L’inversion de la courbe des taux l’été dernier a, à mon avis, surtout reflété une phase de grande incertitude sur les marchés. En situation normale, l’inversion de la courbe des taux est la conséquence d’une politique monétaire plus restrictive – or, cela n’a pas été le cas en 2019. On a plutôt eu l’impression que la politique monétaire s’est orientée en fonction de l’incertitude sur les marchés, plutôt que l’inverse.
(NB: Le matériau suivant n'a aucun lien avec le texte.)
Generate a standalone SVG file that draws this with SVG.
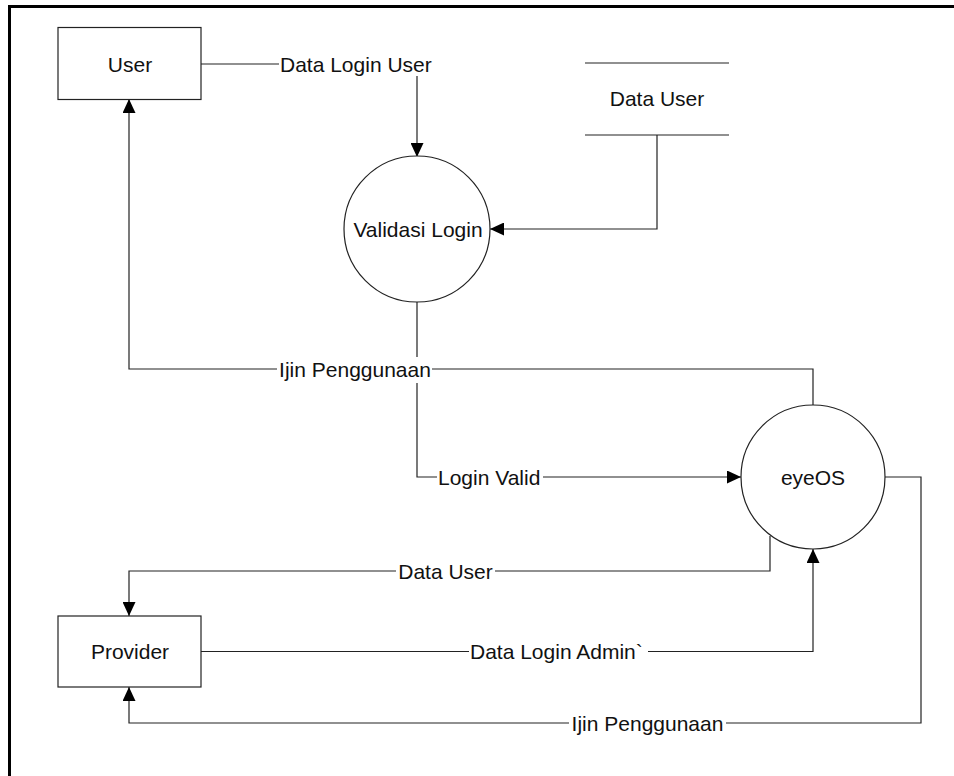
<svg xmlns="http://www.w3.org/2000/svg" width="954" height="776" viewBox="0 0 954 776">
<style>
.shape{fill:#fff;stroke:#222;stroke-width:1.2}
.ln{fill:none;stroke:#222;stroke-width:1.2}
.txt{font-family:"Liberation Sans",Arial,sans-serif;font-size:21px;fill:#111}
.m{text-anchor:middle}
.bg{fill:#fff;stroke:none}
</style>
<defs>
<marker id="arr" markerUnits="userSpaceOnUse" viewBox="0 0 14 13" markerWidth="14" markerHeight="13" refX="14" refY="6.5" orient="auto">
<path d="M0,0 L14,6.5 L0,13 z" fill="#000"/>
</marker>
</defs>
<rect width="954" height="776" fill="#fff"/>
<path d="M9.5,776 V6.5 H954" fill="none" stroke="#000" stroke-width="3"/>

<g id="connectors">
<path class="ln" d="M201,64 H279"/>
<path class="ln" d="M417,76 V157" marker-end="url(#arr)"/>
<path class="ln" d="M657,135 V229 H490" marker-end="url(#arr)"/>
<path class="ln" d="M417,301 V477 H437"/>
<path class="ln" d="M543,477 H741" marker-end="url(#arr)"/>
<path class="ln" d="M813,405 V369 H129 V99" marker-end="url(#arr)"/>
<path class="ln" d="M770,536 V571 H129 V616" marker-end="url(#arr)"/>
<path class="ln" d="M201,651.5 H469"/>
<path class="ln" d="M648,651.5 H813 V549" marker-end="url(#arr)"/>
<path class="ln" d="M885,477 H921 V723 H129 V687" marker-end="url(#arr)"/>
<rect class="bg" x="277" y="357" width="155" height="26"/>
<rect class="bg" x="396" y="559" width="99" height="25"/>
<rect class="bg" x="569" y="711" width="157" height="25"/>
<text class="txt" x="280" y="72">Data Login User</text>
<text class="txt m" x="355" y="376.5">Ijin Penggunaan</text>
<text class="txt" x="438" y="484.5">Login Valid</text>
<text class="txt m" x="445.5" y="578.5">Data User</text>
<text class="txt" x="470" y="659">Data Login Admin`</text>
<text class="txt m" x="647.5" y="730.5">Ijin Penggunaan</text>
</g>

<g id="user">
<rect class="shape" x="58" y="27.5" width="143" height="72"/>
<text class="txt m" x="130" y="71.5">User</text>
</g>

<g id="data-user-store">
<path class="ln" d="M585,63 H729 M585,135 H729"/>
<text class="txt m" x="657" y="106">Data User</text>
</g>

<g id="validasi-login">
<circle class="shape" cx="417" cy="229" r="73"/>
<text class="txt m" x="418" y="236.5">Validasi Login</text>
</g>

<g id="eyeos">
<circle class="shape" cx="813" cy="477" r="72"/>
<text class="txt m" x="813" y="484.5">eyeOS</text>
</g>

<g id="provider">
<rect class="shape" x="58" y="616" width="143" height="71"/>
<text class="txt m" x="130" y="659">Provider</text>
</g>
</svg>
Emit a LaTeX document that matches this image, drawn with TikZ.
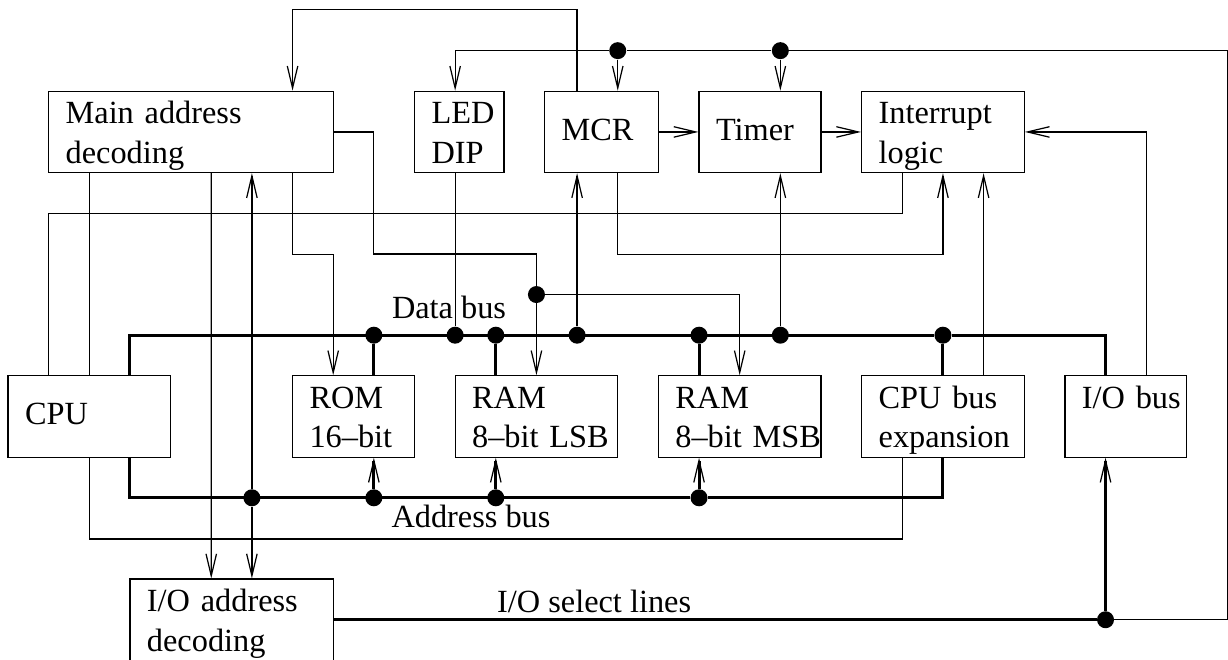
\documentclass[tikz,border=0pt]{standalone}
\usepackage{fontspec}
\setmainfont{Liberation Serif}
\usepackage{xcolor}
\usepackage{tikz}
\usetikzlibrary{arrows.meta}

\hyphenpenalty=10000
\exhyphenpenalty=10000

\begin{document}
\begin{tikzpicture}[font=\fontsize{18.4}{22.4}\selectfont]
        \def\hori{0.813}
        \def\vert{-0.813}
        \tikzstyle{wire}=[line width=0.7pt]
        \tikzstyle{bus}=[line width=1.7pt]
        \tikzstyle{arr}=[-{Straight Barb[length=4.4mm, width=2.1mm, line width=0.7pt]}]
        \tikzstyle{dot}=[circle, fill=black, inner sep=0pt, minimum size=3.4mm]
        \tikzstyle{single}=[text depth=1.2mm]
        \tikzset{block/.style={draw, line width=0.7pt, minimum width=#1*\hori cm,
            text width=#1*\hori cm-6.8mm, minimum height=2*\hori cm, inner xsep=3.4mm,
            inner ysep=0pt, align=left, text height=4.5mm, text depth=7.7mm}}

        \useasboundingbox (-0.197 * \hori, -0.246 * \vert) rectangle (30.013 * \hori, 15.966 * \vert);

        % Blocks
        \node[block=7] (mad) at (4.5 * \hori, 3 * \vert) {Main address\\decoding};
        \node[block=2.2] (led) at (11.1 * \hori, 3 * \vert) {LED\\DIP};
        \node[block=2.8, single] (mcr) at (14.6 * \hori, 3 * \vert) {MCR};
        \node[block=3, single] (tim) at (18.5 * \hori, 3 * \vert) {Timer};
        \node[block=4] (irq) at (23 * \hori, 3 * \vert) {Interrupt\\logic};

        \node[block=4, single] (cpu) at (2 * \hori, 10 * \vert) {CPU};
        \node[block=3] (rom) at (8.5 * \hori, 10 * \vert) {ROM\\16--bit};
        \node[block=4] (ramL) at (13 * \hori, 10 * \vert) {RAM\\8--bit~LSB};
        \node[block=4] (ramM) at (18 * \hori, 10 * \vert) {RAM\\8--bit~MSB};
        \node[block=4] (cbe) at (23 * \hori, 10 * \vert) {CPU bus\\expansion};
        \node[block=3] (iob) at (27.5 * \hori, 10 * \vert) {I/O~bus};

        \node[block=5] (iad) at (5.5 * \hori, 15 * \vert) {I/O address\\decoding};

        % Junctions
        \node[dot] (dRom) at (9 * \hori, 8 * \vert) {};
        \node[dot] (dLed) at (11 * \hori, 8 * \vert) {};
        \node[dot] (dRamL) at (12 * \hori, 8 * \vert) {};
        \node[dot] (dMcr) at (14 * \hori, 8 * \vert) {};
        \node[dot] (dRamM) at (17 * \hori, 8 * \vert) {};
        \node[dot] (dTim) at (19 * \hori, 8 * \vert) {};
        \node[dot] (dCbe) at (23 * \hori, 8 * \vert) {};
        \node[dot] (dIo) at (6 * \hori, 12 * \vert) {};
        \node[dot] (dRomA) at (9 * \hori, 12 * \vert) {};
        \node[dot] (dRamLA) at (12 * \hori, 12 * \vert) {};
        \node[dot] (dRamMA) at (17 * \hori, 12 * \vert) {};
        \node[dot] (dTopM) at (15 * \hori, 1 * \vert) {};
        \node[dot] (dTopT) at (19 * \hori, 1 * \vert) {};
        \node[dot] (dSplit) at (13 * \hori, 7 * \vert) {};
        \node[dot] (dSel) at (27 * \hori, 15 * \vert) {};

        % Bus labels
        \node[anchor=base] (lData) at (10.85 * \hori, 7.58 * \vert) {Data bus};
        \node[anchor=base] (lAddr) at (11.39 * \hori, 12.74 * \vert) {Address bus};
        \node[anchor=base] (lSel) at (14.42 * \hori, 14.81 * \vert) {I/O select lines};

        % Data bus
        \draw[bus] ([shift={(1 * \hori, 0)}]cpu.north) |- (dCbe) -| (dSel |- iob.north);
        \draw[bus] (dRom) -- (dRom |- rom.north);
        \draw[bus] (dRamL) -- (dRamL |- ramL.north);
        \draw[bus] (dRamM) -- (dRamM |- ramM.north);
        \draw[bus] (dCbe) -- (cbe.north);

        % Address bus
        \draw[bus] ([shift={(1 * \hori, 0)}]cpu.south) |- (dRamMA) -| (cbe.south);
        \draw[bus, arr] (dRomA) -- (dRomA |- rom.south);
        \draw[bus, arr] (dRamLA) -- (dRamLA |- ramL.south);
        \draw[bus, arr] (dRamMA) -- (dRamMA |- ramM.south);

        % I/O select lines
        \draw[bus] (iad.east) -- (dSel);
        \draw[bus, arr] (dSel) -- (dSel |- iob.south);

        % Control lines
        \draw[wire, arr] (dSel) -- (30 * \hori, 15 * \vert) |- (dTopT) -- (dTopM) -| (dLed |- led.north);
        \draw[wire, arr] (dTopM) -- (dTopM |- mcr.north);
        \draw[wire, arr] (dTopT) -- (dTopT |- tim.north);
        \draw[wire, arr] (dMcr |- mcr.north) -- ++(0, -2 * \vert) -| ([shift={(2.5 * \hori, 0)}]mad.north);

        \draw[wire, arr] (mcr.east) -- (tim.west);
        \draw[wire, arr] (tim.east) -- (irq.west);
        \draw[wire, arr] ([shift={(0.5 * \hori, 0)}]iob.north) |- (irq.east);
        \draw[wire, arr] ([shift={(1 * \hori, 0)}]cbe.north) -- ([shift={(1 * \hori, 0)}]irq.south);
        \draw[wire, arr] (dTopM |- mcr.south) -- ++(0, 2 * \vert) -| (irq.south);
        \draw[wire] ([shift={(-1 * \hori, 0)}]irq.south) -- ++(0, 1 * \vert) -| ([shift={(-1 * \hori, 0)}]cpu.north);

        \draw[wire] (dLed |- led.south) -- (dLed);
        \draw[wire, arr] (dMcr) -- (dMcr |- mcr.south);
        \draw[wire, arr] (dTim) -- (dTim |- tim.south);

        \draw[wire] (cpu.north |- mad.south) -- (cpu.north);
        \draw[wire] (cpu.south) -- ++(0, 2 * \vert) -| ([shift={(-1 * \hori, 0)}]cbe.south);
        \draw[wire, arr] ([shift={(0.5 * \hori, 0)}]mad.south) -- ([shift={(-0.5 * \hori, 0)}]iad.north);
        \draw[wire, arr] (dIo) -- (dIo |- mad.south);
        \draw[wire, arr] (dIo) -- (dIo |- iad.north);
        \draw[wire, arr] ([shift={(2.5 * \hori, 0)}]mad.south) -- ++(0, 2 * \vert) -| ([shift={(-0.5 * \hori, 0)}]rom.north);
        \draw[wire, arr] (mad.east) -| (9 * \hori, 6 * \vert) -| (ramL.north);
        \draw[wire, arr] (dSplit) -| (ramM.north);

\end{tikzpicture}
\end{document}
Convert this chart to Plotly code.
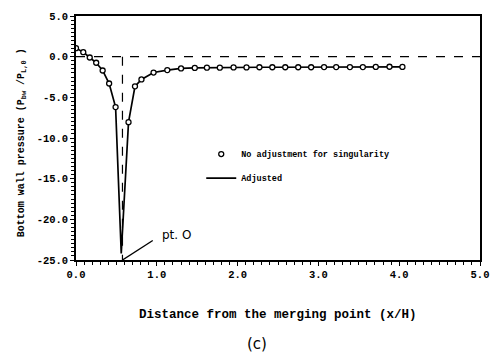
import plotly.graph_objects as go

# Data
x_no_adj = [0.00, 0.09, 0.17, 0.25, 0.33, 0.41, 0.49, 0.65, 0.73, 0.81,
            0.96, 1.13, 1.30, 1.47, 1.62, 1.78, 1.95, 2.11, 2.27, 2.43,
            2.59, 2.75, 2.91, 3.07, 3.22, 3.39, 3.55, 3.71, 3.88, 4.04]
p_no_adj = [1.05, 0.55, -0.10, -0.75, -1.70, -3.30, -6.20, -8.05, -3.65, -2.80,
            -1.95, -1.65, -1.45, -1.38, -1.35, -1.35, -1.32, -1.32, -1.30, -1.30,
            -1.30, -1.30, -1.30, -1.28, -1.28, -1.28, -1.28, -1.26, -1.24, -1.26]

x_adj = [0.00, 0.09, 0.17, 0.25, 0.33, 0.41, 0.49, 0.56, 0.65, 0.73, 0.81,
         0.96, 1.13, 1.30, 1.47, 1.62, 1.78, 1.95, 2.11, 2.27, 2.43,
         2.59, 2.75, 2.91, 3.07, 3.22, 3.39, 3.55, 3.71, 3.88, 4.04]
p_adj = [1.05, 0.55, -0.10, -0.75, -1.70, -3.30, -6.20, -24.2, -8.05, -3.65, -2.80,
         -1.95, -1.65, -1.45, -1.38, -1.35, -1.35, -1.32, -1.32, -1.30, -1.30,
         -1.30, -1.30, -1.30, -1.28, -1.28, -1.28, -1.28, -1.26, -1.24, -1.26]

x_singular = 0.575
x_ticks = [0, 1, 2, 3, 4, 5]
x_tick_text = ["0.0", "1.0", "2.0", "3.0", "4.0", "5.0"]
y_ticks = [5, 0, -5, -10, -15, -20, -25]
y_tick_text = ["5.0", "0.0", "-5.0", "-10.0", "-15.0", "-20.0", "-25.0"]

FONT = "Liberation Mono"

fig = go.Figure()
fig.add_trace(go.Scatter(
    x=x_adj, y=p_adj, mode="lines", name="Adjusted",
    line=dict(color="black", width=1.7), legendgroup="b", legendrank=2,
))
fig.add_trace(go.Scatter(
    x=x_no_adj, y=p_no_adj, mode="markers", name="No adjustment for singularity",
    marker=dict(symbol="circle", size=5, color="white",
                line=dict(color="black", width=1.3)),
    legendgroup="a", legendrank=1,
))

# dashed reference lines
fig.add_shape(type="line", x0=0, x1=5, y0=0, y1=0,
              line=dict(color="black", width=1.2, dash="dash"))
fig.add_shape(type="line", x0=x_singular, x1=x_singular, y0=0, y1=-25,
              line=dict(color="black", width=1.2, dash="dash"))
# pointer line for pt. O
fig.add_shape(type="line", x0=x_singular, y0=-25, x1=0.95, y1=-22.6,
              line=dict(color="black", width=1.4))
fig.add_annotation(x=1.04, y=-21.9, text="pt. O", showarrow=False,
                   xanchor="left", yanchor="middle",
                   font=dict(family="DejaVu Sans", size=12, color="black"))

axis_common = dict(
    showline=True, linecolor="black", linewidth=1.5, mirror=True,
    ticks="outside", ticklen=4, tickwidth=1.2, tickcolor="black",
    showgrid=False, zeroline=False,
    tickfont=dict(family=FONT, size=10.5, color="black", weight="bold"),
)
fig.update_xaxes(range=[0, 5], tickvals=x_ticks, ticktext=x_tick_text,
                 minor=dict(dtick=0.1, ticks="outside", ticklen=3,
                            tickcolor="black", tickwidth=1),
                 **axis_common)
fig.update_yaxes(range=[-25, 5], tickvals=y_ticks, ticktext=y_tick_text,
                 minor=dict(dtick=0.5, ticks="outside", ticklen=3,
                            tickcolor="black", tickwidth=1),
                 **axis_common)

fig.add_annotation(
    x=0.5, xref="paper", y=-0.225, yref="paper", yanchor="middle",
    text="Distance from the merging point (x/H)", showarrow=False,
    font=dict(family=FONT, size=12.5, color="black", weight="bold"))
fig.add_annotation(
    x=-0.135, xref="paper", y=0.48, yref="paper", xanchor="center",
    yanchor="middle",
    text="Bottom wall pressure (P<sub>bw</sub> /P<sub>L,0</sub> )",
    textangle=-90, showarrow=False,
    font=dict(family=FONT, size=10, color="black", weight="bold"))
fig.add_annotation(
    x=0.449, xref="paper", y=-0.343, yref="paper", yanchor="middle",
    text="(c)", showarrow=False,
    font=dict(family="DejaVu Sans", size=15, color="black"))

fig.update_layout(
    width=500, height=356,
    margin=dict(l=76, r=13, t=11, b=96),
    paper_bgcolor="white", plot_bgcolor="white",
    showlegend=True,
    legend=dict(x=0.31, y=0.385, xanchor="left", yanchor="middle",
                bgcolor="rgba(0,0,0,0)", tracegroupgap=5,
                font=dict(family=FONT, size=8.5, color="black", weight="bold"),
                itemwidth=30),
)

fig.write_html("out.html")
Qu’attendez-vous pour l’économie suisse?

Comme déjà évoqué, l’économie suisse est portée avant tout par quelques secteurs solides. Si le franc suisse reste stable face à l’euro, soit autour de 1,10 franc par euro, on peut même compter avec une certaine reprise de l’économie helvétique l’an prochain. Nous tablons sur une croissance du PIB suisse de 1% en 2020, contre 0,8% pour cette année. Par branches, les services continuent d’évoluer positivement. S’agissant de la construction, la situation est plus contrastée: d’un côté, la demande reste importante pour les travaux d’entretien des bâtiments et les équipements d’infrastructure mais elle diminue pour les immeubles d’habitation. La pharma profite, elle, de son pipeline de futurs produits bien rempli.  

Les actions européennes disposent
d’un potentiel de rattrapage.
Hormis les obligations, qu’en est-il des autres classes d’actifs?

Les actions restent la catégorie d’actifs que nous privilégions. L’or a aussi sa place en portefeuille comme complément.

Beaucoup de stratèges anticipent un rattrapage des actions européennes par rapport aux valeurs américaines. Qu’en pensez-vous?

Les actions européennes disposent effectivement d’un potentiel de rattrapage. Il y a beaucoup de sociétés de qualité en Europe qui affichent des valorisations beaucoup plus faibles qu’aux Etats-Unis. Un grand nombre d’actions américaines ont devancé les valeurs européennes dans le récent mouvement de reprise. C’est le cas aussi des titres des grandes banques américaines.

Quels profils ou secteurs vous paraissent attrayants actuellement?

Tactiquement, il est momentanément intéressant d’investir à nouveau dans des actions de sociétés plus cycliques, du moins celles dont la valeur avait corrigé précédemment. Globalement, il vaut mieux miser aussi sur les grandes capitalisations que sur les petites et moyennes capitalisations, moins diversifiées.